PE: But you're an economist. And we know that pricing does not necessarily relate to cost.

MM: It does in a lot of cases. Competition means that if you are going to sell your product, you need to provide high value-which comes from higher quality or lower cost. That's what people care about. So if we can help companies bring down the costs of developing new products, that should translate into a pricing impact.

You're right, FDA doesn't set prices-companies do. If I were a CEO, though, I would be very concerned about finding ways to deliver more value in my products. People are extremely worried about rising healthcare costs. It's going to be difficult to follow through on the promise of genomics and nanotechnology and other fields if we don't find a way to do it at lower expense.

PE: One of the ways that the price of drugs could come down is if more of them were sold. Many in the industry point to vast areas of what they regard as under-utilization. Of course, a lot of the debate over drug utilization now makes the assumption that we mostly suffer from over-utilization. What's your take on the balance between over- and under-utilization?

MM: There is clearly some of both. Many medication errors and adverse events could be prevented if doctors and patients made better choices about medicines or stopped the use of medicines when warning signs developed. We don't give as much support to doctors and patients as they deserve when they're making decisions about medical treatments. We need to do more, and that could reduce some overuse of medicines. At the same time, there are clearly examples of underuse as well. I think that goes back to the point I was making earlier, that we're not getting as much value out of healthcare spending as we should.

PE: You've commented on the price disparities between the US and other countries. There are also price disparities within the US market. Do you think that's going to change?

MM: I think it has to. Americans are angry about the current pricing situation. When people without coverage walk into a drug store, they are paying by far the highest prices in the world. And they don't understand why safe and effective drugs can be available in Canada or the United Kingdom or other parts of the world at much lower prices than they are here. That's not sustainable.

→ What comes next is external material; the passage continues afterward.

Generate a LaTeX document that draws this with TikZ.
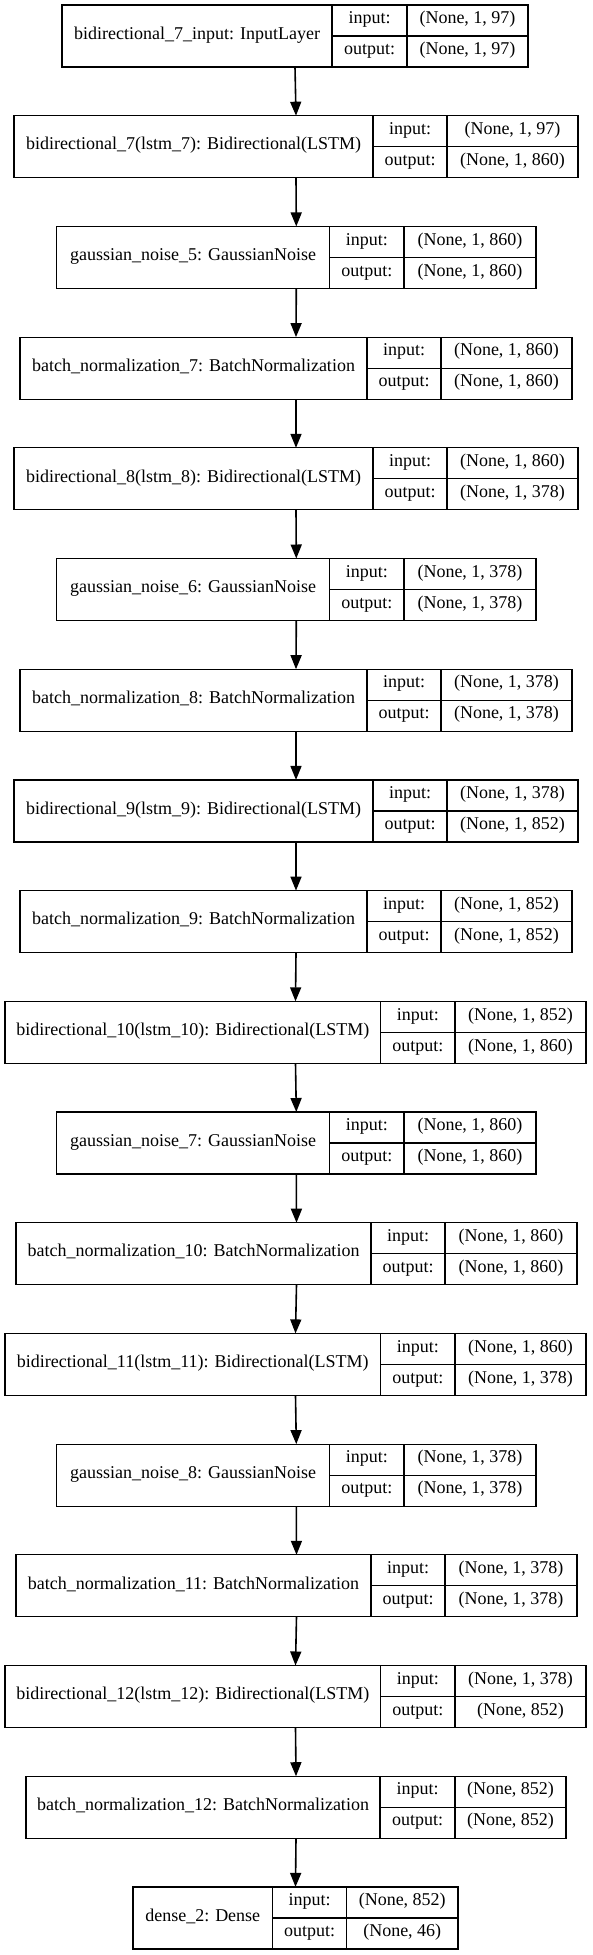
\documentclass[tikz,border=0pt]{standalone}
\usepackage{fontspec}
\setmainfont{Liberation Serif}
\usetikzlibrary{arrows.meta}
\tikzset{
  layerbox/.style={draw=black, line width=1.2pt, inner sep=0pt, outer sep=0pt, rectangle},
  cellline/.style={draw=black, line width=1.2pt},
  celltext/.style={inner sep=0pt, font=\fontsize{18}{20}\selectfont, text height=11.5pt, text depth=5pt},
  flow/.style={draw=black, line width=1.6pt, -{Triangle[length=14pt,width=11pt]}},
}
\newcommand\mklayer[8]{%
  \pgfmathsetmacro\ltop{5+110.7*#1}%
  \pgfmathsetmacro\lbot{\ltop+62}%
  \pgfmathsetmacro\lmid{\ltop+31}%
  \node[layerbox, minimum width={(#5-#2)*1pt}, minimum height=62pt] (B#1) at ({(#2+#5)/2},\lmid) {};
  \draw[cellline] (#3,\ltop) -- (#3,\lbot) (#4,\ltop) -- (#4,\lbot) (#3,\lmid) -- (#5,\lmid);
  \node[celltext] (L#1) at ({(#2+#3)/2},\lmid) {#6};
  \node[celltext] (I#1) at ({(#3+#4)/2},{\ltop+15.5}) {input:};
  \node[celltext] (O#1) at ({(#3+#4)/2},{\ltop+46.5}) {output:};
  \node[celltext] (SI#1) at ({(#4+#5)/2},{\ltop+15.5}) {#7};
  \node[celltext] (SO#1) at ({(#4+#5)/2},{\ltop+46.5}) {#8};
}
\begin{document}
\begin{tikzpicture}[x=1pt,y=-1pt]
\useasboundingbox (0,0) rectangle (592,1955);
\mklayer{0}{62}{332}{407}{528}{bidirectional\_7\_input: InputLayer}{(None, 1, 97)}{(None, 1, 97)}
\mklayer{1}{14}{373}{447}{578}{bidirectional\_7(lstm\_7): Bidirectional(LSTM)}{(None, 1, 97)}{(None, 1, 860)}
\mklayer{2}{56.6}{329.6}{404}{536}{gaussian\_noise\_5: GaussianNoise}{(None, 1, 860)}{(None, 1, 860)}
\mklayer{3}{20}{367}{441}{572}{batch\_normalization\_7: BatchNormalization}{(None, 1, 860)}{(None, 1, 860)}
\mklayer{4}{14}{373}{447}{578}{bidirectional\_8(lstm\_8): Bidirectional(LSTM)}{(None, 1, 860)}{(None, 1, 378)}
\mklayer{5}{56.6}{329.6}{404}{536}{gaussian\_noise\_6: GaussianNoise}{(None, 1, 378)}{(None, 1, 378)}
\mklayer{6}{20}{367}{441}{572}{batch\_normalization\_8: BatchNormalization}{(None, 1, 378)}{(None, 1, 378)}
\mklayer{7}{14}{373}{447}{578}{bidirectional\_9(lstm\_9): Bidirectional(LSTM)}{(None, 1, 378)}{(None, 1, 852)}
\mklayer{8}{20}{367}{441}{572}{batch\_normalization\_9: BatchNormalization}{(None, 1, 852)}{(None, 1, 852)}
\mklayer{9}{5}{380.5}{455}{586}{bidirectional\_10(lstm\_10): Bidirectional(LSTM)}{(None, 1, 852)}{(None, 1, 860)}
\mklayer{10}{56.6}{329.6}{404}{536}{gaussian\_noise\_7: GaussianNoise}{(None, 1, 860)}{(None, 1, 860)}
\mklayer{11}{16}{371}{445}{577}{batch\_normalization\_10: BatchNormalization}{(None, 1, 860)}{(None, 1, 860)}
\mklayer{12}{5}{380.5}{455}{586}{bidirectional\_11(lstm\_11): Bidirectional(LSTM)}{(None, 1, 860)}{(None, 1, 378)}
\mklayer{13}{56.6}{329.6}{404}{536}{gaussian\_noise\_8: GaussianNoise}{(None, 1, 378)}{(None, 1, 378)}
\mklayer{14}{16}{371}{445}{577}{batch\_normalization\_11: BatchNormalization}{(None, 1, 378)}{(None, 1, 378)}
\mklayer{15}{5}{380.5}{455}{586}{bidirectional\_12(lstm\_12): Bidirectional(LSTM)}{(None, 1, 378)}{(None, 852)}
\mklayer{16}{26}{380}{455}{566}{batch\_normalization\_12: BatchNormalization}{(None, 852)}{(None, 852)}
\mklayer{17}{133}{272.5}{346.5}{458}{dense\_2: Dense}{(None, 852)}{(None, 46)}
\foreach \i [evaluate=\i as \j using int(\i+1)] in {0,...,16}
  \draw[flow] (B\i.south) -- (B\j.north);
\end{tikzpicture}
\end{document}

I'm trying to talk with leaders from other governments about this issue. All of us want affordable access to innovative medicines, and we need to find ways to work together to make that possible. Unless countries work together to make regulatory processes as efficient as possible, and find ways to help people who can't afford it get the medications they need, then I don't think we're going to see as much innovation as the people of the world deserve.